My politics haven't changed in over 20 years. If in 1991 someone told you that they wanted to "tear down the Republican Party, raise taxes on 'the rich,' scale back America's global military presence," and that they were opposed to any changes to social "entitlement" programs, would you call them a conservative, or dismiss them as a wild-eyed leftist twit?

Maybe I'm the last man standing, but if the Tea Party is "conservative," then I am vehemently opposed to everything this "conservatism" stands for today. Donald Trump, conservative hero? Really? Gay Pride rally at CPAC? Really?

When's Rod Serling going to narrate this shit?

Dave Miller said...

Beamish, I agree with you... todays conservatives have as much in common with classic conservatism as todays liberals have in common with classic liberalism...

The problem is the classics are in the minority. A Reagan, Eisenhower or Goldwater would have as much chance of getting elected by their party as a Moynihan, Truman or Humphrey by theirs...

Sadly, none...

Too bad the majority of the parties do not agree with you on the conservative side, or me on the liberal side...

(((Thought Criminal))) said...

Dave,

Would you agree the definitions of both "liberal" and "conservative" have shifted leftward?

Dave Miller said...

Beamish, I think the definitions have each shifted towards their perspective sides of the spectrum.

Whereas before one could be a moderate i his party, think Rockefeller Republicans or Jackson Democrats, that sadly does not seem possible.

Neither of those options are left, or right enough for the partisans.

I 100% agree that a majority of Libs have moved dramatically to the left. [look at the PC crowd for instance or the "Bush caused 9/11 crowd] But I also believe a majority of the other side has moved dramatically to the right. [The Norquist no tax group and the birthers come to mind]

Has the center shifted? Of that I am not so sure because we do not typically hear the voices from that crowd as the edges seem to drown them out.

I do see myself as totally left. On many issues I can support the goals of the conservatives. We cannot, for instance continue to spend money we do not have. We also cannot just up and eliminate programs that people, rightly or wrongly, have come to depend on without a plan.

But a voice like mine gets shouted down from both sides who do not seem interested in trying to find common ground solutions.

What seems more important is winning the argument and not being a DINO or a RINO.

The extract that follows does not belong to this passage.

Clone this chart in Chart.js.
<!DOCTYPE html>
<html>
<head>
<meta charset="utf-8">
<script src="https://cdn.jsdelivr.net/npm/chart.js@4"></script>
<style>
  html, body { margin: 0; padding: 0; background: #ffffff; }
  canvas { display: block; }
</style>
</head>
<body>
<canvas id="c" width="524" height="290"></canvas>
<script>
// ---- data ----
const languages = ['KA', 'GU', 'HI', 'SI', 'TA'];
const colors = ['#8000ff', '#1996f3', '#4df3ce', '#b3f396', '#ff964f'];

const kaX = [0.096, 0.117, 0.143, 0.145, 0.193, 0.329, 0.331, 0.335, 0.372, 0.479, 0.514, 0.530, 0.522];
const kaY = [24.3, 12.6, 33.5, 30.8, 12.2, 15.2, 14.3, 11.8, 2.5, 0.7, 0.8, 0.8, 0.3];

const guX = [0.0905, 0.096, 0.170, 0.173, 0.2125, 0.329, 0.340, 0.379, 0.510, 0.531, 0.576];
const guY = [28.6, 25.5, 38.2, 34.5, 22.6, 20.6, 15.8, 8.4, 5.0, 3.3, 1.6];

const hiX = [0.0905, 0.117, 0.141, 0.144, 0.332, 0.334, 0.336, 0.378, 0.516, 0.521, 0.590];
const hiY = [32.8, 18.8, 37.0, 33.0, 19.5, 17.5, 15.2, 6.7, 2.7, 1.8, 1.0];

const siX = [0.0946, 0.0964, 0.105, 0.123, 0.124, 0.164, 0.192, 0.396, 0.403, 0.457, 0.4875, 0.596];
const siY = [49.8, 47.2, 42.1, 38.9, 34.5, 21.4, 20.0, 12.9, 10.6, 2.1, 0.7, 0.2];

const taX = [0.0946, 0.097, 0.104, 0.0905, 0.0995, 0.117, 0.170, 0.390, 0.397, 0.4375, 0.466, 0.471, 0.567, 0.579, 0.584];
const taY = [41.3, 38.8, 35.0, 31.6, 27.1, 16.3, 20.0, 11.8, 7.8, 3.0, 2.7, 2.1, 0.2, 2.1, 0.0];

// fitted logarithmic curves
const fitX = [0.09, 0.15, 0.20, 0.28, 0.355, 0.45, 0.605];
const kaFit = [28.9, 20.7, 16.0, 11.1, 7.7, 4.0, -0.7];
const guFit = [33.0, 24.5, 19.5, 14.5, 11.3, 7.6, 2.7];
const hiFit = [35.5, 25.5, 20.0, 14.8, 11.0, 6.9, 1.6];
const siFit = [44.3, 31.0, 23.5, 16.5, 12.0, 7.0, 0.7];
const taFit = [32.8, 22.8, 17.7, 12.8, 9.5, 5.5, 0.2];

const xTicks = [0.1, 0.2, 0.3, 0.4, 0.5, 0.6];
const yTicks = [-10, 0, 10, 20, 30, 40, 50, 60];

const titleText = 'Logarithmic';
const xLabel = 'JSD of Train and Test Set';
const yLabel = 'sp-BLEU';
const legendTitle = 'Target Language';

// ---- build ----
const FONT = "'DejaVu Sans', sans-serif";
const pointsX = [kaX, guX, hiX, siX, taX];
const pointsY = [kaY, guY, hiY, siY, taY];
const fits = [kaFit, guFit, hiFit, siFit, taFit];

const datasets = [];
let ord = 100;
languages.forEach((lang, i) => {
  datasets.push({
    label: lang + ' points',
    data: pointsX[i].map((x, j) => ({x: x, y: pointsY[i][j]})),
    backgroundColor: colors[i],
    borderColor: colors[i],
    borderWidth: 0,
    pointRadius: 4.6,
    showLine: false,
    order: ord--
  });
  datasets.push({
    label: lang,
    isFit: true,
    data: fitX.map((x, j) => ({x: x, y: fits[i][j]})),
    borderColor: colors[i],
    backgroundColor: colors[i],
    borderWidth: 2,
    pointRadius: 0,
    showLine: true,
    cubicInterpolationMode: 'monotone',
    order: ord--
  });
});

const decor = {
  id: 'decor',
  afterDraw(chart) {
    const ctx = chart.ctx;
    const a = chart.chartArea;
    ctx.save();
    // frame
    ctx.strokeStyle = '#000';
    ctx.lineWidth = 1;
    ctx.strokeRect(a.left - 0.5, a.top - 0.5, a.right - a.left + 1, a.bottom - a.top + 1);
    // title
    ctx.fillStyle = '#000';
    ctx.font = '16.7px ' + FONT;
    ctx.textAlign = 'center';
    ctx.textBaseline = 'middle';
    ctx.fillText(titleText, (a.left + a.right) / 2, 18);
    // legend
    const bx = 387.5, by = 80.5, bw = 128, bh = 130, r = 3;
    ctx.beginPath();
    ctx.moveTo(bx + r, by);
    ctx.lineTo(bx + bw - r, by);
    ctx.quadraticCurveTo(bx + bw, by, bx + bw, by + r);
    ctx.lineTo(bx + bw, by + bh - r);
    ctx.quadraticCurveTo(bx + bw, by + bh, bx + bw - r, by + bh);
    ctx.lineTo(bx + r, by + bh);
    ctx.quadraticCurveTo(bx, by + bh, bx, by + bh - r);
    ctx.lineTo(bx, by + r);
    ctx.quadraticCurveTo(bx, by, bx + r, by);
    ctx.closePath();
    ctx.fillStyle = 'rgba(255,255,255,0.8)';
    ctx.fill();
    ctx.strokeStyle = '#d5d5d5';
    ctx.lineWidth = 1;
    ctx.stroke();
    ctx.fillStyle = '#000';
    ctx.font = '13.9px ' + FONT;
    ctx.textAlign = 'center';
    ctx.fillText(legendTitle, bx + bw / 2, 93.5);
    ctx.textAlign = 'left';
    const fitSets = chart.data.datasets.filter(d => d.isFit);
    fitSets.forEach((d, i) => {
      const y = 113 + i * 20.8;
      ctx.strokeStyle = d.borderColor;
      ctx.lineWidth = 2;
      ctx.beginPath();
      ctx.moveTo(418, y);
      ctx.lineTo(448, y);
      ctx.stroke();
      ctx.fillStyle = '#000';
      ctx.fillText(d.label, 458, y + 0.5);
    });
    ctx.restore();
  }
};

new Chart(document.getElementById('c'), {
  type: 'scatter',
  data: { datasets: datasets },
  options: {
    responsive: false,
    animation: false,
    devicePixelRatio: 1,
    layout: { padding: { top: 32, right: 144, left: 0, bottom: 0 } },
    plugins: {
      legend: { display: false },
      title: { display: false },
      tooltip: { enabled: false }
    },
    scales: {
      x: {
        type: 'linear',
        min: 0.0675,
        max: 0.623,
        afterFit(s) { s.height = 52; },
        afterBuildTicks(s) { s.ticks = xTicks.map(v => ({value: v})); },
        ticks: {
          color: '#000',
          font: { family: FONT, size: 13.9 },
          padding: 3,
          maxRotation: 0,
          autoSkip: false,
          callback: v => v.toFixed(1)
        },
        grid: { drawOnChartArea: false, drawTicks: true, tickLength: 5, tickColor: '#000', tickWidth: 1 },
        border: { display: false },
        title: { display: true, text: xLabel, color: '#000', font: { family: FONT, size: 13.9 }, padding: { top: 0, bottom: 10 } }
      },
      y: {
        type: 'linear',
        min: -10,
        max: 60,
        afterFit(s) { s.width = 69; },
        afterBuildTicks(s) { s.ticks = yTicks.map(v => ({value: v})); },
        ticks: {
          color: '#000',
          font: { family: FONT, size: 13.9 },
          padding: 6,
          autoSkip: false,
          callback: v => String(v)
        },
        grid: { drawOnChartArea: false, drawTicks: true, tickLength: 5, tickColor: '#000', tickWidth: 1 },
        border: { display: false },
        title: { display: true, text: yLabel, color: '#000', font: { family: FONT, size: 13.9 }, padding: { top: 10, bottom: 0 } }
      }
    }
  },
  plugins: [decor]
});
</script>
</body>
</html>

It makes it hard to respond in kind with snarky asides myself, something I do in fact do when I perceive people only wish to see one side of the coin.

Z said...

Dave, MILLIONS don't believe even the last Birth Cert. is valid; there are all sorts of things about it that computer experts say are bunk.
How is questioning that far right??

Dave Miller said...

Z, millions do not believe the official storyline of 9/11. Your side has said many times government will stop at nothing to amass power. Who's to say thet our government did not plan and execute 9/11, using bin Laden, so they could set in motion their plan to rob Americans of their personal liberties?

Just because millions of people believe something does not make it true.

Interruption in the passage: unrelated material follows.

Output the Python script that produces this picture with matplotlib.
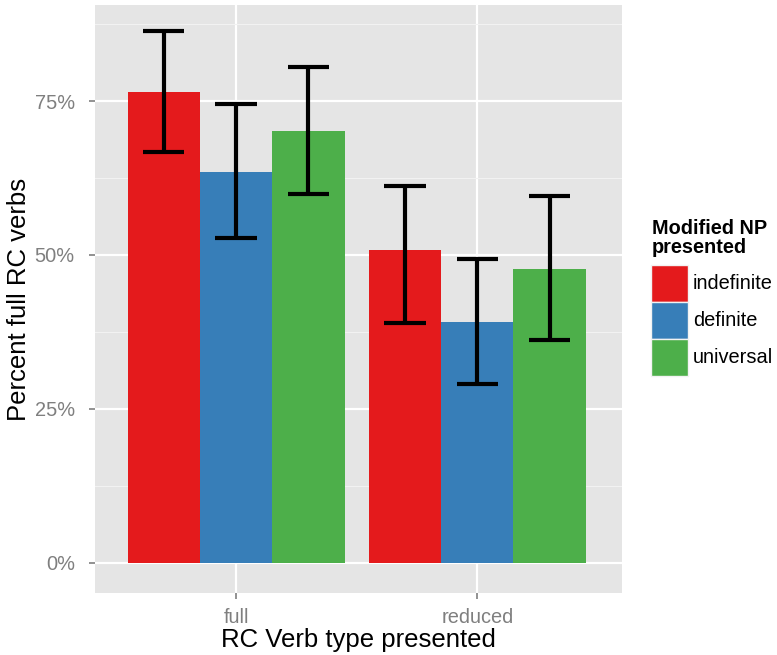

The burden of truth in these instances should be on those making the charges to produce the real evidence, isn't that how the law functions?

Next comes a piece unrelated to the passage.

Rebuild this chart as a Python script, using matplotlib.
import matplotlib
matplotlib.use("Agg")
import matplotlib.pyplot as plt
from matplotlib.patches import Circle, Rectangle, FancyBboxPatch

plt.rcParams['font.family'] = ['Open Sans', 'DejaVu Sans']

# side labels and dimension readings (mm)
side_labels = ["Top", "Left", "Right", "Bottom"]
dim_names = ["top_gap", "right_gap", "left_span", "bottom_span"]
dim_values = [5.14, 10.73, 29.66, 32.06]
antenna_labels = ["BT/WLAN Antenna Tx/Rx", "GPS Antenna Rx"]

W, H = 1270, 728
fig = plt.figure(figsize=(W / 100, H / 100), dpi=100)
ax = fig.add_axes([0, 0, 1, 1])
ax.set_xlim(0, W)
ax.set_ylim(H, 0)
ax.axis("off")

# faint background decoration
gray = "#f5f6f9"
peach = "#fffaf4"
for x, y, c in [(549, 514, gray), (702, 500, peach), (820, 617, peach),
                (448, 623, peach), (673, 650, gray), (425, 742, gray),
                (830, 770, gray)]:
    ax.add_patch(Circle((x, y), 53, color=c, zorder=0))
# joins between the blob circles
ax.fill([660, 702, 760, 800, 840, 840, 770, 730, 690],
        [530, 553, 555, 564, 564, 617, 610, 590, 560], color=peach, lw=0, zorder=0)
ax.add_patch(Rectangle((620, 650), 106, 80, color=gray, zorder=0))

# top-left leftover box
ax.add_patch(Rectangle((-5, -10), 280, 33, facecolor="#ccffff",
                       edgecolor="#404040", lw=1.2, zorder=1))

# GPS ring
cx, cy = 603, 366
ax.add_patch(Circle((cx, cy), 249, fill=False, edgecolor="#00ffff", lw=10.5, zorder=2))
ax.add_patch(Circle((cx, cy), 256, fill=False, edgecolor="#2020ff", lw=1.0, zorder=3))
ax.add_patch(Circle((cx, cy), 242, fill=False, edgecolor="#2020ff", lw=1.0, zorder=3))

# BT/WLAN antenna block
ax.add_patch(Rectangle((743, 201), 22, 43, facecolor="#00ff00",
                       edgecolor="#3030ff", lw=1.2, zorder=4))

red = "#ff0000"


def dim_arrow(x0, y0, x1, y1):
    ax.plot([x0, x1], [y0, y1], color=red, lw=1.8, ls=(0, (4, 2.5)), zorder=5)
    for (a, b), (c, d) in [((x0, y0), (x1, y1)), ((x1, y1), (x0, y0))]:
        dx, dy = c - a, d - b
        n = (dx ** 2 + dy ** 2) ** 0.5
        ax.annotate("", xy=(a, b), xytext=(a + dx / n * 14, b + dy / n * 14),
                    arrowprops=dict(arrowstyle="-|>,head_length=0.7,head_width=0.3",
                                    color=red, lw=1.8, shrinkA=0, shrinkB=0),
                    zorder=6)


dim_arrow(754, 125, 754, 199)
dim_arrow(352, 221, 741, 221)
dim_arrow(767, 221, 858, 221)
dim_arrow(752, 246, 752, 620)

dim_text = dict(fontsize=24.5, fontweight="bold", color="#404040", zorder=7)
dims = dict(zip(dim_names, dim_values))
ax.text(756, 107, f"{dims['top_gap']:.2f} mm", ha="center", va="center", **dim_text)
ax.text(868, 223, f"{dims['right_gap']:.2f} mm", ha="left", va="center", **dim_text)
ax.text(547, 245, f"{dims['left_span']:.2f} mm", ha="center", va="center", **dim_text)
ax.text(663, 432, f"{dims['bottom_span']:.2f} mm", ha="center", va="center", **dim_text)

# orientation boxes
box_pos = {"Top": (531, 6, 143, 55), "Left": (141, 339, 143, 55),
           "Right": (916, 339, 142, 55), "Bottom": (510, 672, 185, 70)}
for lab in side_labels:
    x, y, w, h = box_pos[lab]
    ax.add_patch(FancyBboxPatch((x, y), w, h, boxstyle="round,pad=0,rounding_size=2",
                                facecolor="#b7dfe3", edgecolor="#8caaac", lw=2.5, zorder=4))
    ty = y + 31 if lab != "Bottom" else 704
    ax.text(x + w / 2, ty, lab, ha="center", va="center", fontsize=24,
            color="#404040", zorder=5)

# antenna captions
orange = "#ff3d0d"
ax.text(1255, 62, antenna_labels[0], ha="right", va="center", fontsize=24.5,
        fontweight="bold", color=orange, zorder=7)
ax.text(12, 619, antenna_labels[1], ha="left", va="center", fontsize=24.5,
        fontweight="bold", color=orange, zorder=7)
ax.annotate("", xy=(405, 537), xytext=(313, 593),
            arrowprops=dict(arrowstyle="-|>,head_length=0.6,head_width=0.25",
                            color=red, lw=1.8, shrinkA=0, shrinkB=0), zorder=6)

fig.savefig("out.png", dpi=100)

Last I saw, reasonable people have debunked both of the lame conspiracy theories. Yet still the extremists persist.

What these sides have in common is a belief that the government can do nothing right.

Here's a nice quote by GW Bush from his 1999 campaign, it was from a Speech called "Duty of Hope"...

"I know the reputation of our government has been tainted by scandal and cynicism. But the American government is not the enemy of the American people. At times it is wasteful and grasping. But we must correct it, not disdain it. Government must be carefully limited, but strong and active and respected within those bounds. It must act in the common good, and that good is not common until it is shared by those in need."

It was a great speech supporting the role of government in public life. Honest, fair, and with a vision.

But his vision cannot stand alongside people who decide to not accept the truth when they do not like it.